This was also my experience with the XPS15. Took a lot of struggle just for really basic hardware to start working properly on the ubuntu side, also extremely painful to install ubuntu itself and to have it recognize the XPS15's touchpad.
I would not spend 1400$ and 10-20 hours to configure the damn thing again, do not recommend.
I had enough hiccups getting a clean install of Windows 10 Pro to function fully featured on my XPS15 (6 individual drivers to get full support from the Thunderbolt dock), I couldn't imagine getting a Linux environment going.
I use the precision. my biggest issue was with getting encrypted drive setup. the trick was to use the dell recovery image to install with encryption. this works but leaves the machine with an older kernel that doesn't have all the tweeks around usbc and wifi and such. You have to switch to the Hardware Enablement Stack to get it running well.
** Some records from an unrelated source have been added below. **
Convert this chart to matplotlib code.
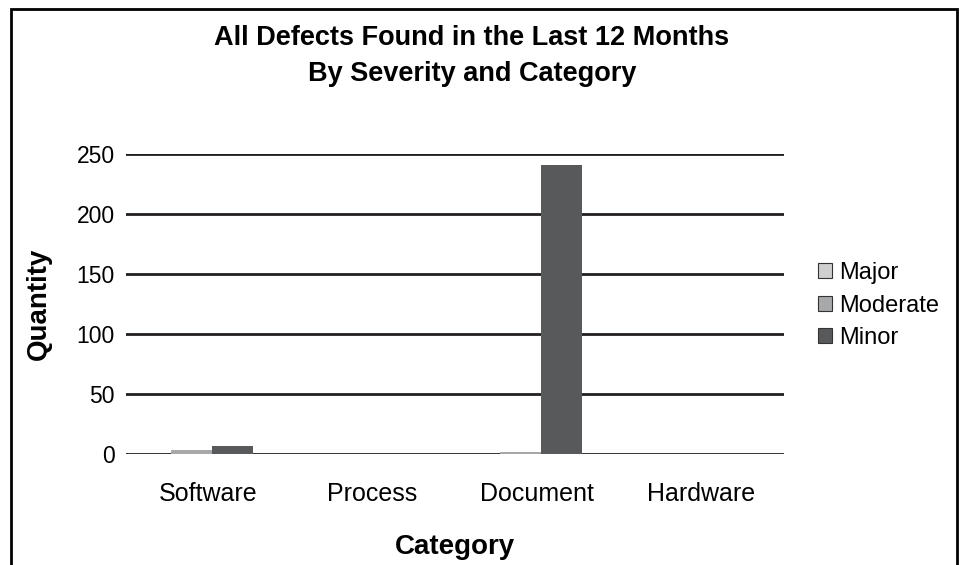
import matplotlib

matplotlib.use("Agg")
import matplotlib.pyplot as plt
import numpy as np
from matplotlib.patches import Rectangle

plt.rcParams["font.family"] = ["Liberation Sans", "DejaVu Sans"]

categories = ["Software", "Process", "Document", "Hardware"]
severities = ["Major", "Moderate", "Minor"]
major = [0, 0, 0, 0]
moderate = [3, 0, 2, 0]
minor = [7, 0, 241, 0]
y_ticks = [0, 50, 100, 150, 200, 250]

SERIES_COLORS = {"Major": "#cfcfd0", "Moderate": "#a7a8aa", "Minor": "#58595b"}


def main() -> None:
    fig = plt.figure(figsize=(9.63, 5.65), dpi=100)
    ax = fig.add_axes([0.1308, 0.1965, 0.683, 0.531])

    x_values = np.arange(len(categories))
    bar_width = 0.25
    series = [major, moderate, minor]
    for index, (name, values) in enumerate(zip(severities, series)):
        positions = x_values + (index - 1) * bar_width - 0.1
        ax.bar(
            positions,
            values,
            bar_width,
            color=SERIES_COLORS[name],
            label=name,
            zorder=3,
        )

    ax.set_xlim(-0.5, len(categories) - 0.5)
    ax.set_ylim(0, 250)
    ax.set_yticks(y_ticks)
    ax.set_xticks(x_values)
    ax.set_xticklabels(categories, fontsize=18)
    ax.tick_params(axis="y", labelsize=16.5, length=0, pad=8)
    ax.tick_params(axis="x", length=0, pad=20)
    for spine in ax.spines.values():
        spine.set_visible(False)
    ax.grid(axis="y", color="#231f20", linewidth=2.0, zorder=1)
    ax.set_axisbelow(True)

    ax.set_xlabel("Category", fontsize=20, fontweight="bold", labelpad=20)
    ax.set_ylabel("Quantity", fontsize=20, fontweight="bold", labelpad=18)

    fig.text(
        0.49,
        0.901,
        "All Defects Found in the Last 12 Months\nBy Severity and Category",
        ha="center",
        va="center",
        fontsize=19.5,
        fontweight="bold",
        linespacing=1.5,
    )

    handles = [
        Rectangle((0, 0), 1, 1, facecolor=SERIES_COLORS[name], edgecolor="#333333", linewidth=0.8)
        for name in severities
    ]
    fig.legend(
        handles,
        severities,
        loc="center left",
        bbox_to_anchor=(0.849, 0.459),
        frameon=False,
        fontsize=17,
        handlelength=0.6,
        handleheight=0.6,
        handletextpad=0.3,
        labelspacing=0.45,
        borderaxespad=0,
        borderpad=0,
    )

    fig.add_artist(
        Rectangle(
            (0.011, -0.05),
            0.983,
            1.034,
            transform=fig.transFigure,
            fill=False,
            edgecolor="black",
            linewidth=2.0,
        )
    )

    fig.savefig("out.png", dpi=100)
    plt.close(fig)


if __name__ == "__main__":
    main()
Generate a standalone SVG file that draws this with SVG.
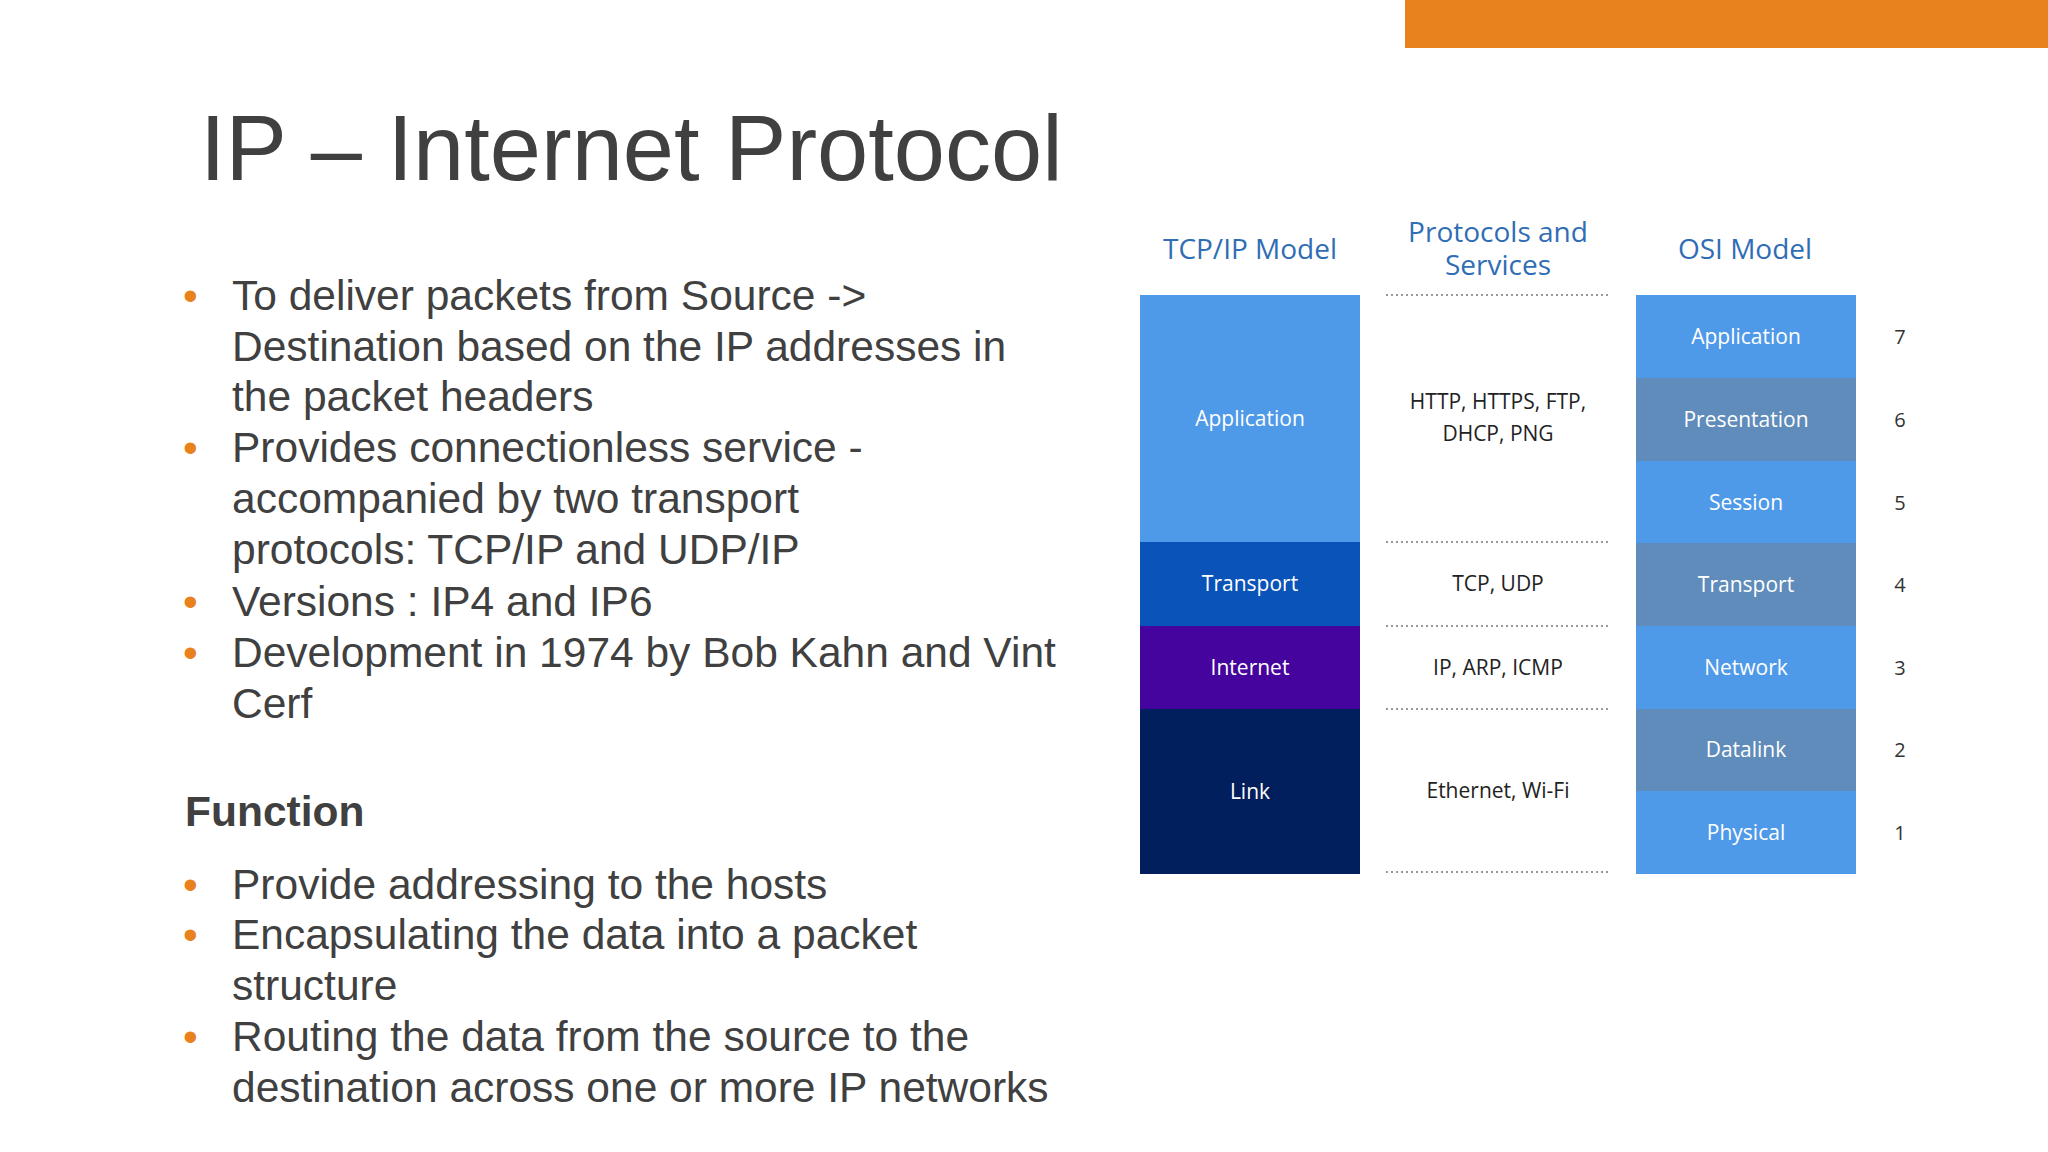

I have the Dell Precision M5520 developer edition which is the Linux version of the XPS 15 with Intel WiFi and I opted for only integrated graphics to avoid graphics drivers on Linux.
It works flawlessly with Ubuntu 17.10. I have the UHD screen which looks great with 2x scaling. I do a lot of work with Docker and can work much faster on Linux than before when I was on a MBP and had to run a VM.
I would not spend 1400$ and 10-20 hours to configure the damn thing again, do not recommend.